Exercise description
Reproduce every record exactly as it appears, but not the pictures.

━━━━━━━━━━━━━━━━━━━━

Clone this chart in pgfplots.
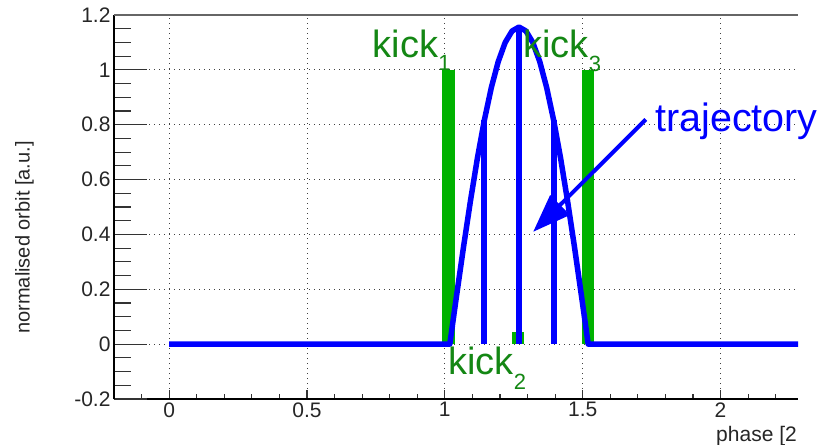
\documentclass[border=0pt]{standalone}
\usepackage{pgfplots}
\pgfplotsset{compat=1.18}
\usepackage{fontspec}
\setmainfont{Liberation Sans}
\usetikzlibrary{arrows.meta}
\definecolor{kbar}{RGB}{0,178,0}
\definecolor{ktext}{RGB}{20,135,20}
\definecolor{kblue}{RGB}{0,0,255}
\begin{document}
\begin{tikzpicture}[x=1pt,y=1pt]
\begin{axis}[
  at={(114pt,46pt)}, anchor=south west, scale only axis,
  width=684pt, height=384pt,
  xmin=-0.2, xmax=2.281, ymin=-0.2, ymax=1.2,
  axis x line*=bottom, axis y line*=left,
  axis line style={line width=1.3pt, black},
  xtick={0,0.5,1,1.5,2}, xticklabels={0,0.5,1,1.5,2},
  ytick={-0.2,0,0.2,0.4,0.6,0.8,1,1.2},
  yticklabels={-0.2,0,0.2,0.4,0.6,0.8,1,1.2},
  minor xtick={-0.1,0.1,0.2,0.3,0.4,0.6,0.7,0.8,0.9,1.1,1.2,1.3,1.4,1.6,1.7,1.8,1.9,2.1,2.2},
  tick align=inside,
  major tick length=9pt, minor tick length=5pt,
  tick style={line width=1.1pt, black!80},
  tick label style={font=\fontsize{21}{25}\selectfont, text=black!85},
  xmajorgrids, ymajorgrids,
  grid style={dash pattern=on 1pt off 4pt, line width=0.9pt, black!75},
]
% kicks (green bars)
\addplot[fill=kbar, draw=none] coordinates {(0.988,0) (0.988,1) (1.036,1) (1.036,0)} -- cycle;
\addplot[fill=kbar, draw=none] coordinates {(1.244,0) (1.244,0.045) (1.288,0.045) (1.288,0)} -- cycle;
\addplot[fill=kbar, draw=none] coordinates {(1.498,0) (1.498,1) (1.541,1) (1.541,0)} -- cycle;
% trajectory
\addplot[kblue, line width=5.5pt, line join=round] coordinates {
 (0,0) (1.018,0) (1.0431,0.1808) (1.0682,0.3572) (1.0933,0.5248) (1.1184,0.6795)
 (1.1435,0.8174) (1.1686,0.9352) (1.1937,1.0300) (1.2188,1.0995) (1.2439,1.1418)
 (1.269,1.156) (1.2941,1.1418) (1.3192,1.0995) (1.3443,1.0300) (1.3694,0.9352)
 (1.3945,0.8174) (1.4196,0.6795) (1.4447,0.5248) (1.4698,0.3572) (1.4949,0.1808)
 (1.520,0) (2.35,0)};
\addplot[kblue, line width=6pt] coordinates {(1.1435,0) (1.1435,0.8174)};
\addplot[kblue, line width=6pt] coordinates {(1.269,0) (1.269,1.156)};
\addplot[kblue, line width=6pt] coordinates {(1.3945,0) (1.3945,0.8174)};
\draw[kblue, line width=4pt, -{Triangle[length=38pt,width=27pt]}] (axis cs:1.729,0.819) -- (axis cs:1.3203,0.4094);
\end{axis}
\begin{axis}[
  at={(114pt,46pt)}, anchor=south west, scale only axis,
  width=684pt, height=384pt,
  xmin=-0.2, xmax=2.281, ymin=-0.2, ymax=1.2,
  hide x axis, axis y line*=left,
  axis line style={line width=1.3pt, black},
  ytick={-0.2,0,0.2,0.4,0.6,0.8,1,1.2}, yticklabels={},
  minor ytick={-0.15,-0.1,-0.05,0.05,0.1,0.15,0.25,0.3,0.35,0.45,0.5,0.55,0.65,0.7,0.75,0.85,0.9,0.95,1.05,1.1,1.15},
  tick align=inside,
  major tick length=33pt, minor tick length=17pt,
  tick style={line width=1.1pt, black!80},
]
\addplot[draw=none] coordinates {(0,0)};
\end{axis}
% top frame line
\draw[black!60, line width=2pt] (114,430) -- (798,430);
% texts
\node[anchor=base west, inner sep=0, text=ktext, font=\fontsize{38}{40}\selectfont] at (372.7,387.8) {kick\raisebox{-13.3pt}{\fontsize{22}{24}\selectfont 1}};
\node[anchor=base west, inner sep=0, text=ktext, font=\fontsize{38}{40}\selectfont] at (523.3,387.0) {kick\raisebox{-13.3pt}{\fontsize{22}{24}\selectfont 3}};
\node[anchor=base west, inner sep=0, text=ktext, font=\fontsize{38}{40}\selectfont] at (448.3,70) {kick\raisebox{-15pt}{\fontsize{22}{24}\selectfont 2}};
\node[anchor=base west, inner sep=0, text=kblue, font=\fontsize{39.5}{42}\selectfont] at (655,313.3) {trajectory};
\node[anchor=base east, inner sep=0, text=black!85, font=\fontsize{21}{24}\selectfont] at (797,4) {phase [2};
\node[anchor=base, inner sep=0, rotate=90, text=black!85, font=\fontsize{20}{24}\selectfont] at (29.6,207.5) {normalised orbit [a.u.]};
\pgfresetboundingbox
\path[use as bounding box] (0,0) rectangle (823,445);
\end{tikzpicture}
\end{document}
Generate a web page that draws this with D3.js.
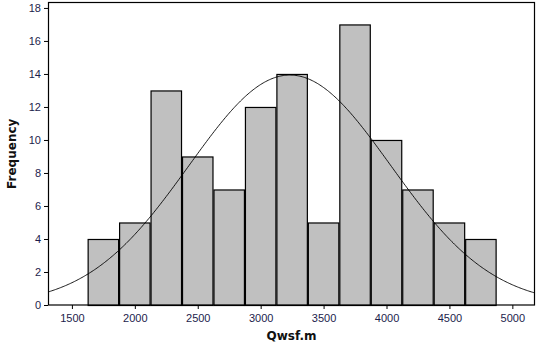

━━━━━━━━━━━━━━━━━━━━

Solution for this problem
Clone this chart in pgfplots.
\documentclass[border=0pt]{standalone}
\usepackage{pgfplots}
\pgfplotsset{compat=1.18}
\usepackage{fontspec}
\setmainfont{Liberation Sans}
\usetikzlibrary{arrows.meta}
\definecolor{kbar}{RGB}{0,178,0}
\definecolor{ktext}{RGB}{20,135,20}
\definecolor{kblue}{RGB}{0,0,255}
\begin{document}
\begin{tikzpicture}[x=1pt,y=1pt]
\begin{axis}[
  at={(114pt,46pt)}, anchor=south west, scale only axis,
  width=684pt, height=384pt,
  xmin=-0.2, xmax=2.281, ymin=-0.2, ymax=1.2,
  axis x line*=bottom, axis y line*=left,
  axis line style={line width=1.3pt, black},
  xtick={0,0.5,1,1.5,2}, xticklabels={0,0.5,1,1.5,2},
  ytick={-0.2,0,0.2,0.4,0.6,0.8,1,1.2},
  yticklabels={-0.2,0,0.2,0.4,0.6,0.8,1,1.2},
  minor xtick={-0.1,0.1,0.2,0.3,0.4,0.6,0.7,0.8,0.9,1.1,1.2,1.3,1.4,1.6,1.7,1.8,1.9,2.1,2.2},
  tick align=inside,
  major tick length=9pt, minor tick length=5pt,
  tick style={line width=1.1pt, black!80},
  tick label style={font=\fontsize{21}{25}\selectfont, text=black!85},
  xmajorgrids, ymajorgrids,
  grid style={dash pattern=on 1pt off 4pt, line width=0.9pt, black!75},
]
% kicks (green bars)
\addplot[fill=kbar, draw=none] coordinates {(0.988,0) (0.988,1) (1.036,1) (1.036,0)} -- cycle;
\addplot[fill=kbar, draw=none] coordinates {(1.244,0) (1.244,0.045) (1.288,0.045) (1.288,0)} -- cycle;
\addplot[fill=kbar, draw=none] coordinates {(1.498,0) (1.498,1) (1.541,1) (1.541,0)} -- cycle;
% trajectory
\addplot[kblue, line width=5.5pt, line join=round] coordinates {
 (0,0) (1.018,0) (1.0431,0.1808) (1.0682,0.3572) (1.0933,0.5248) (1.1184,0.6795)
 (1.1435,0.8174) (1.1686,0.9352) (1.1937,1.0300) (1.2188,1.0995) (1.2439,1.1418)
 (1.269,1.156) (1.2941,1.1418) (1.3192,1.0995) (1.3443,1.0300) (1.3694,0.9352)
 (1.3945,0.8174) (1.4196,0.6795) (1.4447,0.5248) (1.4698,0.3572) (1.4949,0.1808)
 (1.520,0) (2.35,0)};
\addplot[kblue, line width=6pt] coordinates {(1.1435,0) (1.1435,0.8174)};
\addplot[kblue, line width=6pt] coordinates {(1.269,0) (1.269,1.156)};
\addplot[kblue, line width=6pt] coordinates {(1.3945,0) (1.3945,0.8174)};
\draw[kblue, line width=4pt, -{Triangle[length=38pt,width=27pt]}] (axis cs:1.729,0.819) -- (axis cs:1.3203,0.4094);
\end{axis}
\begin{axis}[
  at={(114pt,46pt)}, anchor=south west, scale only axis,
  width=684pt, height=384pt,
  xmin=-0.2, xmax=2.281, ymin=-0.2, ymax=1.2,
  hide x axis, axis y line*=left,
  axis line style={line width=1.3pt, black},
  ytick={-0.2,0,0.2,0.4,0.6,0.8,1,1.2}, yticklabels={},
  minor ytick={-0.15,-0.1,-0.05,0.05,0.1,0.15,0.25,0.3,0.35,0.45,0.5,0.55,0.65,0.7,0.75,0.85,0.9,0.95,1.05,1.1,1.15},
  tick align=inside,
  major tick length=33pt, minor tick length=17pt,
  tick style={line width=1.1pt, black!80},
]
\addplot[draw=none] coordinates {(0,0)};
\end{axis}
% top frame line
\draw[black!60, line width=2pt] (114,430) -- (798,430);
% texts
\node[anchor=base west, inner sep=0, text=ktext, font=\fontsize{38}{40}\selectfont] at (372.7,387.8) {kick\raisebox{-13.3pt}{\fontsize{22}{24}\selectfont 1}};
\node[anchor=base west, inner sep=0, text=ktext, font=\fontsize{38}{40}\selectfont] at (523.3,387.0) {kick\raisebox{-13.3pt}{\fontsize{22}{24}\selectfont 3}};
\node[anchor=base west, inner sep=0, text=ktext, font=\fontsize{38}{40}\selectfont] at (448.3,70) {kick\raisebox{-15pt}{\fontsize{22}{24}\selectfont 2}};
\node[anchor=base west, inner sep=0, text=kblue, font=\fontsize{39.5}{42}\selectfont] at (655,313.3) {trajectory};
\node[anchor=base east, inner sep=0, text=black!85, font=\fontsize{21}{24}\selectfont] at (797,4) {phase [2};
\node[anchor=base, inner sep=0, rotate=90, text=black!85, font=\fontsize{20}{24}\selectfont] at (29.6,207.5) {normalised orbit [a.u.]};
\pgfresetboundingbox
\path[use as bounding box] (0,0) rectangle (823,445);
\end{tikzpicture}
\end{document}
Generate a web page that draws this with D3.js.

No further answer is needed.